Abstract

Company conducted a Fatigue Risk Assessment Study to estimate the fatigue levels of approximately 9000 shifts and the risk of incidents occurring due to operator fatigue.

The findings provided an insight into the likelihood of fatigue and risk of errors / incidents occurring for approximately 9000 shifts of control panel operators working on a 4×4, 12-hour, day and night shift pattern. The results presented in this paper are limited to the assessment conducted for day shifts in order to demonstrate the methodology.

The study compared different shift patterns in order to identify shifts with higher fatigue levels and identify control measures to reduce operators’ fatigue levels and risk of incidents occurring to As Low As Reasonably Practicable (ALARP).

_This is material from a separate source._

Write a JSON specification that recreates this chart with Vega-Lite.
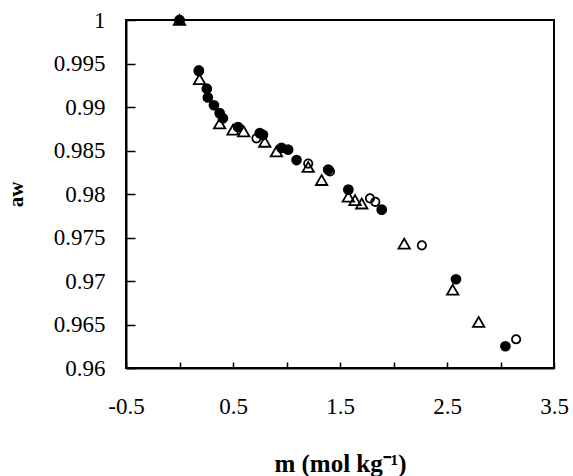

Lowest fatigue and risk levels were identified for the current 4×4 shifts in comparison to 7×7 and 28×28 shift cycles followed by other Companies. In order, to lower the risk to as low as reasonably practicable (ALARP), additional control measures such as training, campaigns, ergonomic assessments, KPIs such as tracking incidents by fatigue levels, etc. are being rolled-out for implementation.

This is a novel approach on the combination of a qualitative (IOGP) and quantitative (UK HSE) fatigue risk assessment methodology that has widespread applicability, prospectively in terms of shift design and prevention of incidents caused by fatigue induced impairments and retrospectively for incident investigations.

This Fatigue Risk Assessment Study fosters proactive occupational health management by promoting health of employees and preventing / reducing fatigue and thus plays a vital role in the prevention of sickness absenteeism and illnesses associated with chronic fatigue.